Alcides Fonseca

40.197958, -8.408312

Age-verification in Operating Systems and the Internet

The only way to prove that someone is old enough to use a site is to collect personal data about who they are. And the only way to prove that you checked is to keep the data indefinitely. Age-restriction laws push platforms toward intrusive verification systems that often directly conflict with modern data-privacy law.
This is the age-verification trap. Strong enforcement of age rules undermines data privacy.

Waydell D. Carvalho

To this point, here are some of the recent changes:

Here’s where each of the “All Operating Systems must do age verification” laws are as of today.

- Brazil (Law 15.211) : Signed into law. Requirements in effect on March 17th, 2026.

- California (AB-1043) : Signed into law. Requirements in effect on January 1st, 2027.

- Colorado (SB26-51) : Passed Senate on March 3, 2026.

- New York (S8102A) : In Senate Committee.

Note: As of today, March 4th, Operating Systems developers have only 13 days remaining before the Brazilian law takes effect.

Related: In order to “incentivize” age verification, The Federal Trade Commission (FTC) has announced that they will ignore COPPA violations for software performing age verification.

The Lunduke Journal

As I have written before, social networks and short videos are a matter of public health. However, I disagree that is a matter of age — this affects adults as much as kids. But let us assume that the liberal side of me wants each and every one of us to make their own decision. Except minors, which are dependent on their guardian’s decisions (the American-centric way) or their government’s decisions (the European way).

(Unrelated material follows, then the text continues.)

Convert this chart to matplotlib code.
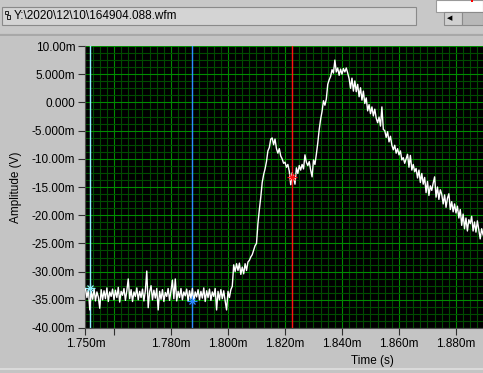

The American approach is more suitable for a technologic translation — devices for kids (think iPhone 17e, with underage-mode enabled) require explicit permissions, either à priori, or an interactive prompt to their guardian’s devices.

The European approach is much more difficult — you need to use your government-issued ID certificate to authenticate on the web, which leads to the end of the anonymous internet. I believe this change is coming, but I would like to preserve the 2000s internet as the governance model, especially given how our global village navigates the geopolitical changes of the 21st century.

Regardless, internet websites require a way to asking the age of their users from either the user or the device. Users lie — everyone I know lied on website age checks, even after being 18, out of habit — so device-based checking is being instituted. Apple designed an API on the 26+ versions of their OSes, in response to the law changes mentioned above.

Mandating that operating systems even have accounts is insane. The Facebook dominance of the user-facing internet gives lawmakers the false impression that the whole internet follows the same siloed pattern. But the internet and operating systems are so much more than that: we should have the freedom to design operating systems (and internet protocols) however we like. If I want to design a user-less operating system, I should. Internet protocols should be designed by experts who understand how the internet works, with input from the social sciences to understand the impact.

Yes, we have a problem, but we are law-constraining the wrong things here. It’s like passing a law requiring all knives to have a fingerprint lock to only allow over 16 year olds to open it.

A simpler alternative would be for a non-profit or a government authority to create whitelists of websites that are suitable for different age ranges, and let parents configure those whitelists in their kids devices.

But I am sure I can embed an http proxy in our university domain. The bottomline is that there is no technology that can replace good parenting.